Déprédations continues

Les tentatives de sensibilisation aux droits légaux n’ont pas fait beaucoup de différence. « Quand le roi (Charles III) est venu au Kenya, des hordes de gens l’ont accueilli. C’était une moquerie. Nous ne pouvons pas être généreux alors que ses soldats ciblent notre communauté », déclare Ole-Pussi.

Le Kenya continue d’être un terrain de jeu pour l’armée britannique, le Royaume-Uni ayant prolongé indéfiniment son entraînement militaire après l’expiration de son accord initial en 2021. Pour des familles comme celle de Noldonyio, les cicatrices restent ouvertes.

« Nous avons laissé ces soldats britanniques entre les mains de Dieu. Nous laissons Dieu les tenir responsables de leurs péchés », dit son mari.

Et qu’en est-il de Ntilaren ? Comment trouve-t-elle la force de continuer ? « Nous sommes impuissants ; c’est comme si nous étions paralysés », souffle-t-elle.

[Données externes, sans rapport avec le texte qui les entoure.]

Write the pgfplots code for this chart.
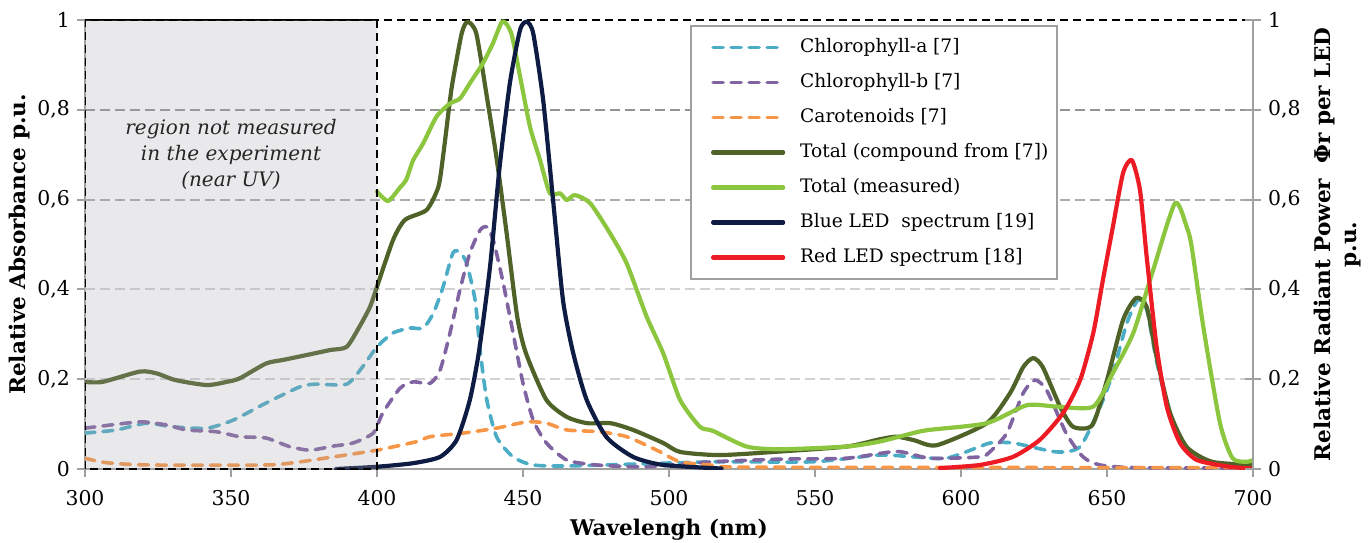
\documentclass[border=0pt]{standalone}
\usepackage{fontspec}
\setmainfont{DejaVu Serif}
\usepackage{pgfplots}
\pgfplotsset{compat=1.18}

\definecolor{chla}{RGB}{75,172,198}
\definecolor{chlb}{RGB}{128,100,162}
\definecolor{carot}{RGB}{247,150,70}
\definecolor{totc}{RGB}{79,98,40}
\definecolor{totm}{RGB}{140,198,63}
\definecolor{blueled}{RGB}{14,28,68}
\definecolor{redled}{RGB}{237,28,36}
\definecolor{axgray}{RGB}{160,160,160}
\definecolor{uvfill}{RGB}{167,164,172}

\pgfplotsset{
  dashline/.style={line width=1.8pt, line cap=round, dash pattern=on 5pt off 4pt, smooth, tension=0.4},
  solidline/.style={line width=2.1pt, line join=round, line cap=round, smooth, tension=0.4},
}

\begin{document}
\begin{tikzpicture}
\path[use as bounding box] (-42.5pt,-36.5pt) rectangle (643pt,234.5pt);

\begin{axis}[
  scale only axis,
  width=584pt, height=224.5pt,
  xmin=300, xmax=700, ymin=0, ymax=1,
  axis x line*=bottom, axis y line*=left,
  axis line style={axgray, line width=1pt, -},
  xtick={300,350,...,700},
  ytick={0,0.2,0.4,0.6,0.8,1},
  tick style={axgray, line width=1pt},
  tick align=outside,
  major tick length=4pt,
  ticklabel style={font=\fontsize{10.2}{12}\selectfont},
  xticklabel style={yshift=-3pt},
  /pgf/number format/use comma,
  /pgf/number format/assume math mode=true,
  xlabel={\textbf{Wavelengh (nm)}},
  ylabel={\textbf{Relative Absorbance p.u.}},
  label style={font=\fontsize{10.8}{13}\selectfont},
  xlabel style={yshift=0pt},
  ylabel style={yshift=-3pt},
  legend style={at={(0.518,0.989)}, anchor=north west, draw=axgray,
    line width=1pt, font=\fontsize{9.3}{12}\selectfont,
    inner xsep=3pt, inner ysep=4pt, row sep=4pt, column sep=6pt,
    nodes={inner sep=1.5pt, text height=8pt, text depth=2.5pt}},
  legend cell align=left,
  legend image code/.code={\path (0pt,0pt); \draw[#1, sharp plot] (7pt,0pt) -- (42pt,0pt);},
]

% grid lines
\draw[gray!35, line width=1pt, dash pattern=on 5pt off 2.5pt] (axis cs:300,0.2) -- (axis cs:700,0.2);
\draw[gray!35, line width=1pt, dash pattern=on 5pt off 2.5pt] (axis cs:300,0.4) -- (axis cs:700,0.4);
\draw[gray!65, line width=1pt, dash pattern=on 5pt off 2.5pt] (axis cs:300,0.6) -- (axis cs:700,0.6);
\draw[gray!85, line width=1pt, dash pattern=on 5pt off 2.5pt] (axis cs:300,0.8) -- (axis cs:700,0.8);
\draw[black, line width=1pt, dash pattern=on 4pt off 2.5pt] (axis cs:300,1) -- (axis cs:700,1);

\addplot[chla, dashline] coordinates {
(300,0.080)(310.8,0.087)(321,0.102)(330,0.094)(341.7,0.091)(350.8,0.109)(362,0.147)
(373.6,0.183)(379,0.189)(389.6,0.189)(395,0.227)(400,0.272)(405.5,0.303)(411.3,0.314)
(415.8,0.314)(419.3,0.347)(422.6,0.405)(426,0.481)(428.4,0.483)(430.7,0.458)(433.6,0.376)
(435.3,0.265)(437.6,0.154)(441,0.071)(446.6,0.027)(453.5,0.009)(467,0.007)(515,0.016)
(549,0.016)(572,0.031)(583.6,0.027)(595,0.024)(606.5,0.05)(610,0.058)(617.8,0.058)
(632.8,0.038)(640.8,0.05)(647.6,0.138)(652,0.214)(656.8,0.325)(660.6,0.376)(663.6,0.355)
(667,0.24)(671.6,0.12)(677,0.045)(686,0.012)(700,0.005)
};
\addlegendentry{Chlorophyll-a [7]}

\addplot[chlb, dashline] coordinates {
(300,0.091)(314,0.102)(320,0.105)(328,0.098)(334.8,0.087)(345,0.083)(353,0.072)(362,0.069)
(370,0.050)(377,0.042)(385,0.051)(391.8,0.058)(398.7,0.080)(402,0.125)(407.9,0.180)
(412.4,0.194)(418.2,0.191)(421.6,0.22)(425,0.303)(428.4,0.399)(431.8,0.481)(435.3,0.532)
(437.6,0.539)(439.8,0.51)(443,0.421)(446.6,0.303)(450,0.191)(453.5,0.109)(458,0.058)
(465,0.02)(475,0.009)(492,0.005)(515,0.016)(538,0.022)(560.8,0.024)(578,0.039)(589.4,0.024)
(606.5,0.027)(610,0.039)(615.7,0.080)(621.3,0.169)(625.3,0.198)(629.3,0.176)(636,0.080)
(641.8,0.027)(647.6,0.009)(660,0.003)(700,0.002)
};
\addlegendentry{Chlorophyll-b [7]}

\addplot[carot, dashline] coordinates {
(300,0.024)(307.4,0.014)(322,0.009)(362,0.009)(373.6,0.016)(385,0.027)(400,0.042)
(413.6,0.061)(418.2,0.072)(429.5,0.080)(441,0.091)(451.3,0.105)(458,0.102)(465,0.087)
(476,0.083)(485.5,0.072)(495.8,0.042)(503.8,0.016)(514,0.009)(530,0.004)(700,0.003)
};
\addlegendentry{Carotenoids [7]}

\addplot[totc, solidline] coordinates {
(300,0.194)(306,0.194)(318.8,0.217)(324.5,0.213)(331,0.198)(341.7,0.187)(348.5,0.194)
(353,0.202)(362,0.235)(367.9,0.243)(376,0.254)(384,0.265)(389.6,0.272)(394,0.317)
(397.6,0.361)(400,0.406)(405.5,0.51)(409.6,0.555)(417,0.577)(421,0.628)(422.6,0.695)
(425,0.822)(426,0.866)(429,0.97)(431,0.996)(434,0.97)(437.6,0.83)(441,0.69)(444.4,0.525)
(448,0.34)(451,0.258)(458,0.154)(465,0.116)(472,0.102)(480,0.102)(487.7,0.087)(498,0.058)
(503.8,0.038)(517.5,0.031)(538,0.039)(560.8,0.050)(572,0.066)(578,0.072)(584,0.064)
(591.7,0.053)(608.8,0.102)(616.8,0.169)(621.3,0.227)(624.7,0.247)(628,0.227)(634,0.138)
(638.4,0.094)(645,0.098)(650,0.198)(655.5,0.332)(660,0.381)(663.6,0.361)(667,0.249)
(671.6,0.125)(677.3,0.049)(686,0.016)(700,0.009)
};
\addlegendentry{Total (compound from [7])}

\addplot[totm, solidline] coordinates {
(400,0.618)(403.8,0.597)(408,0.628)(410,0.644)(412.4,0.688)(415.8,0.725)(420.4,0.785)
(425,0.814)(428.4,0.825)(431.8,0.859)(436.3,0.904)(439.7,0.948)(443,0.997)(446,0.97)
(449,0.874)(452.4,0.762)(455.8,0.689)(459.2,0.614)(462.7,0.614)(465,0.599)(467.8,0.61)
(473,0.592)(479.8,0.525)(485.5,0.458)(492.3,0.34)(498,0.258)(503.8,0.154)(510.6,0.094)
(515,0.085)(526.6,0.05)(538,0.044)(560.8,0.05)(572,0.061)(583.6,0.080)(589,0.087)
(608.8,0.102)(622.5,0.142)(632.8,0.139)(645.3,0.139)(652,0.214)(659,0.303)(665.8,0.443)
(673.3,0.592)(677.3,0.539)(679,0.495)(683,0.316)(688.7,0.102)(693,0.024)(698,0.016)(700,0.02)
};
\addlegendentry{Total (measured)}

\addplot[blueled, solidline] coordinates {
(386,0)(400,0.005)(412.4,0.013)(421.6,0.027)(427.3,0.065)(431.8,0.154)(435,0.265)
(438.7,0.45)(442,0.673)(445.5,0.859)(449,0.978)(451.3,0.996)(453.5,0.97)(456.9,0.822)
(460.3,0.599)(463.7,0.376)(467.2,0.258)(471.8,0.154)(478.6,0.071)(487.7,0.027)(498,0.009)
(518,0.001)
};
\addlegendentry{Blue LED\ \ spectrum [19]}

\addplot[redled, solidline] coordinates {
(592.8,0.002)(606.5,0.009)(617.8,0.027)(627,0.065)(635,0.125)(640.8,0.198)(645.3,0.303)
(648.6,0.421)(652,0.539)(655.5,0.659)(658.5,0.688)(661.3,0.621)(663.6,0.472)(667,0.272)
(670.5,0.138)(675,0.058)(680.8,0.02)(692,0.005)(700,0.001)
};
\addlegendentry{Red LED spectrum [18]}

% region not measured (near UV)
\fill[uvfill, opacity=0.25] (axis cs:300,0) rectangle (axis cs:400,1);
\draw[black, line width=1pt, dash pattern=on 4pt off 2.5pt] (axis cs:300,0) rectangle (axis cs:400,1);
\node[font=\fontsize{10}{13}\selectfont\itshape, align=center, text=black!85]
  at (axis cs:350,0.70) {region not measured\\in the experiment\\(near UV)};
\end{axis}

\begin{axis}[
  scale only axis,
  width=584pt, height=224.5pt,
  xmin=300, xmax=700, ymin=0, ymax=1,
  axis x line=none, axis y line*=right,
  axis line style={axgray, line width=1pt, -},
  ytick={0,0.2,0.4,0.6,0.8,1},
  tick style={axgray, line width=1pt},
  tick align=center,
  major tick length=8pt,
  ticklabel style={font=\fontsize{10.2}{12}\selectfont},
  /pgf/number format/use comma,
  /pgf/number format/assume math mode=true,
  ylabel={\textbf{Relative Radiant Power\ \ Φr per LED}\\\textbf{p.u.}},
  ylabel style={font=\fontsize{10.8}{13}\selectfont, align=center},
]
\end{axis}
\end{tikzpicture}
\end{document}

« Pourquoi viennent-ils nous opprimer ? Ne peuvent-ils pas faire leur travail et partir paisiblement ? Doivent-ils nous harceler ? Ou est-ce parce que nous sommes noirs et stupides, comme ils le prétendent souvent ? »

Paulina est fatiguée d’attendre la justice. « Je veux que des mesures soient prises sur ces cas, que nous les poursuivions jusqu’au bout et voyions ce que les tribunaux détermineront. Nous ne voulons pas que ce qu’ils nous ont fait continue au Kenya pour toujours. C’est terrible », tempète -t-elle.

Dans une déclaration récente, la Haute Commission britannique au Kenya a affirmé que chaque allégation serait examinée. « Nous prenons toute allégation contre notre personnel au sérieux, et pour l’instant, nous menons de nombreuses enquêtes. Les conclusions seront traitées avec le plus grand sérieux. »

Mais la professeure Marion Mutugi de la Commission nationale des droits de l’homme du Kenya reste sceptique quant au résultat.

« Nous croyons qu’il y a une conspiration pour s’assurer que personne ne soit tenu responsable. Nous devons continuer à les dénoncer… Le gouvernement britannique doit ces familles, ces mères qui ont été agressées sexuellement, et ces enfants qui sont les descendants de soldats britanniques et, par la loi, sont britanniques », conclut-elle.